We ended up talking about the best design for the materials that we had and then assigned each student a task. It was great to watch these students work together and use their English skills. On of the biggest things that I noticed during this three day project was that what we are teaching them only helps them talk about books and not how to work together. We really started running into difficulties with trying to discuss exactly what we wanted to do but after enough hand gesturing we were able to make it happen. In the end, this lesson was a big success and a great learning experience for all of us. On the last class after we finished gluing everything together I took the class into the library and we posed for a funny Korean photo with our creation and then we left it up for display.
And that was it, that picture is all we have left of our class project. On the next day, the day after we finished our robot it was gone. It was destroyed and thrown away forever without even a word said to me. One day it was there and the next it was destroyed and missing. Our supervisor claims to know nothing about what happened but I know. Since it wasn’t as beautiful as the rest of the artwork in our school, which is either done by actual artists or teachers it was unworthy to display. It wasn’t pretty enough because it was student done. The fact that it didn’t even make it a day makes me sick to my stomach and without a doubt turned me off from ever trying to do another quality lesson at my school, oops I mean business again. My work isn’t a school even though that was something I was trying to defend for the longest time but this incident sealed the deal for me! In my mind I’m done with Wonderland.
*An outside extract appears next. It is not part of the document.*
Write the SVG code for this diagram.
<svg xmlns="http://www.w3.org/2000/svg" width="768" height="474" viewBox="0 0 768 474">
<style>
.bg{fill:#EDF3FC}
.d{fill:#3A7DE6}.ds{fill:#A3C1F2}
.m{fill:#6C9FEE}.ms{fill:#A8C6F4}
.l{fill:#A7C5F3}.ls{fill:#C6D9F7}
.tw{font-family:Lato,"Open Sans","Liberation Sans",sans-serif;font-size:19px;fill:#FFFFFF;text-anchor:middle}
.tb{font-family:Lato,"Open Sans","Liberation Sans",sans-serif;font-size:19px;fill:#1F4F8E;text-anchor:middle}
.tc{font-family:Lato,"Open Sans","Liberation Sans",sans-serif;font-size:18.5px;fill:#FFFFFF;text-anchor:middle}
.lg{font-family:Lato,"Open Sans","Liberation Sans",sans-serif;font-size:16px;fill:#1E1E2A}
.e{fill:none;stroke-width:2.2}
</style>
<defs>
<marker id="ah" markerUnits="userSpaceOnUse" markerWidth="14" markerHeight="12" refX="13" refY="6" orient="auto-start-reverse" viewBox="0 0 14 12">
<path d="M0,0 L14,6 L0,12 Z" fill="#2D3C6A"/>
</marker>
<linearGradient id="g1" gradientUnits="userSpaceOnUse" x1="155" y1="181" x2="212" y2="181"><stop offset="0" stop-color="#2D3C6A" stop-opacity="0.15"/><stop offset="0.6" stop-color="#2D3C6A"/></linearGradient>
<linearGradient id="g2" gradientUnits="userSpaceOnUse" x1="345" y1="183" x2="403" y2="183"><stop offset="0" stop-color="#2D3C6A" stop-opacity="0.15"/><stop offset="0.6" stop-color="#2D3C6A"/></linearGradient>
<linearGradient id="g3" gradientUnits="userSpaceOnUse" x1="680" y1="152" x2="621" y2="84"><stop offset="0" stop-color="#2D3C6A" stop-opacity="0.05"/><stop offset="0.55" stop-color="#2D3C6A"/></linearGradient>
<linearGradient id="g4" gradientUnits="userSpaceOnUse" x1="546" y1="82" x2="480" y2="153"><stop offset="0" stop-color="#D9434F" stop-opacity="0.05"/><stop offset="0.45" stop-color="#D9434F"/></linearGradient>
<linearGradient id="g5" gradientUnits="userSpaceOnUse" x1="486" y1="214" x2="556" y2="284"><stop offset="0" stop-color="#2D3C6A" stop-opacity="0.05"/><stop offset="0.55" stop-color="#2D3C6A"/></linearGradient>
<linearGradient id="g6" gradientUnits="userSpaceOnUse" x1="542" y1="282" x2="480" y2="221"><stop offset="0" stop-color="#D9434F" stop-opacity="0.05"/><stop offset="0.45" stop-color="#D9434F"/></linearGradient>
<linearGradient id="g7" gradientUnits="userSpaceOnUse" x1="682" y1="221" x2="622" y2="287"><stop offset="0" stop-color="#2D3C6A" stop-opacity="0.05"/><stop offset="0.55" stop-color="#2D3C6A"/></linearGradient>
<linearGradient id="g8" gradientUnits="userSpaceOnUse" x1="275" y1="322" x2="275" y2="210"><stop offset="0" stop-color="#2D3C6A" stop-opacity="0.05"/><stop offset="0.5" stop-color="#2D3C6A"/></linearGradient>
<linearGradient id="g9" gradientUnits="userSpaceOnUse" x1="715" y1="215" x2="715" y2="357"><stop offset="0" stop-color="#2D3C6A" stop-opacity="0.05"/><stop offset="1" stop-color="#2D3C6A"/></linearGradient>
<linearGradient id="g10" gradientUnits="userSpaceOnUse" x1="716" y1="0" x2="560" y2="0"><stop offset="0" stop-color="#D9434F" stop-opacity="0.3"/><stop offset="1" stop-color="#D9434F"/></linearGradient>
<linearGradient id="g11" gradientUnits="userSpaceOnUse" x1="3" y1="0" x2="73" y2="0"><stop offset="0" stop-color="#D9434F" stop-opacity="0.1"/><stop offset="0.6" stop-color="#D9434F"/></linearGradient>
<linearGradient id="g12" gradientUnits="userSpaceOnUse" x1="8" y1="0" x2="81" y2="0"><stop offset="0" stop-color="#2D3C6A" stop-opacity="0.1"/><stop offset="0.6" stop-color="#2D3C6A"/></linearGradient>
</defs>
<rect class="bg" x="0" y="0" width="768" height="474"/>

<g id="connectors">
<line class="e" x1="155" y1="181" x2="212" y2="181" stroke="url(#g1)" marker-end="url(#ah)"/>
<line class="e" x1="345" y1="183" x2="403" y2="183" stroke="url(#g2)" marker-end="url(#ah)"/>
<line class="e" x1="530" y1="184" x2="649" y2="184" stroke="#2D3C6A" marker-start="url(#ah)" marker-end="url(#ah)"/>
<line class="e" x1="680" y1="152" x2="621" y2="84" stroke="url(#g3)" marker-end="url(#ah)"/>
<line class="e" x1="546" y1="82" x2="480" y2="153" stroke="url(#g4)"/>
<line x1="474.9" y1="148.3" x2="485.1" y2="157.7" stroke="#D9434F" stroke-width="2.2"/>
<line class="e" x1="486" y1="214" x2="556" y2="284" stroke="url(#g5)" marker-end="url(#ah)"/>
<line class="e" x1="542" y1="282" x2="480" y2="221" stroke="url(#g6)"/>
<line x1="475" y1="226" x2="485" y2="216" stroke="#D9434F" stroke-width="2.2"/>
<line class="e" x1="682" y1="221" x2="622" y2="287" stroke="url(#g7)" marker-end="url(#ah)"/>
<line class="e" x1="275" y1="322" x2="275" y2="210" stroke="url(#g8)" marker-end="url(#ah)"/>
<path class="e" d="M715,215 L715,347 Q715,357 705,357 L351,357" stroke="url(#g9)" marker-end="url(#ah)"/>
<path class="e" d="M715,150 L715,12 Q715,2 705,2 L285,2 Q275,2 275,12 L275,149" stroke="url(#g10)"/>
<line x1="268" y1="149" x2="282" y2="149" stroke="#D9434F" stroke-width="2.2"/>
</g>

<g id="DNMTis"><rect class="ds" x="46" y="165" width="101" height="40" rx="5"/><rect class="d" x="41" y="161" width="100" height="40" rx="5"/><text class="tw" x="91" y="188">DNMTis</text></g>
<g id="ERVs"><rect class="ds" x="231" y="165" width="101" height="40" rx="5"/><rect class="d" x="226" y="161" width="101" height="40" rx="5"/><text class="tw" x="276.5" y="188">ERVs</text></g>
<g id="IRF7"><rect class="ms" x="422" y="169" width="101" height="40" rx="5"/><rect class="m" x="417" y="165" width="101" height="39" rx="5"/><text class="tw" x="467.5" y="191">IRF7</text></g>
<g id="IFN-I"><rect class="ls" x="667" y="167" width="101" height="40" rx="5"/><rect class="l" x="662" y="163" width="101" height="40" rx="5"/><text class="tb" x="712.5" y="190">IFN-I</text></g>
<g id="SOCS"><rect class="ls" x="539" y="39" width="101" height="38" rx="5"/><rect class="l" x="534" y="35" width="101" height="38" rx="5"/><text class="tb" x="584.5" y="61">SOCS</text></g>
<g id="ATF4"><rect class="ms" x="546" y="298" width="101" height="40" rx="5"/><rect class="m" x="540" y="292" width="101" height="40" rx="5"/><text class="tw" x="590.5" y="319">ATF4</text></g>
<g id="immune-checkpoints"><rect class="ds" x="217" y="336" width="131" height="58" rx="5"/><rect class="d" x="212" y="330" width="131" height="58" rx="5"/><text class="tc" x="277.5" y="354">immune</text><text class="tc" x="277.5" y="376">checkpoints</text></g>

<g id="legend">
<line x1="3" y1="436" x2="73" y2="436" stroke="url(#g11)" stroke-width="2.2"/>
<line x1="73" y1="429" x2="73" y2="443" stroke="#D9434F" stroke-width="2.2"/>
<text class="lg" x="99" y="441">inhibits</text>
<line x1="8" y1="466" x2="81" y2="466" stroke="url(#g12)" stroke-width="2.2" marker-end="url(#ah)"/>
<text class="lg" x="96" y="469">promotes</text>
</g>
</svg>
I guess it’s better late than never! Today is a week after Easter and my school is now celebrating it. Awesome! There is nothing like completely missing a holiday and then celebrating it a week late. I wish a few pervious girlfriends would have understood this concept when I missed their birthdays but that wasn’t the case. And now to put the icing on the cake, as I write this “Jingle Bells” is being sung down the hallway with a cassette player providing the backup music. What has my life come to??!!! And why are we still using CASSETTE players?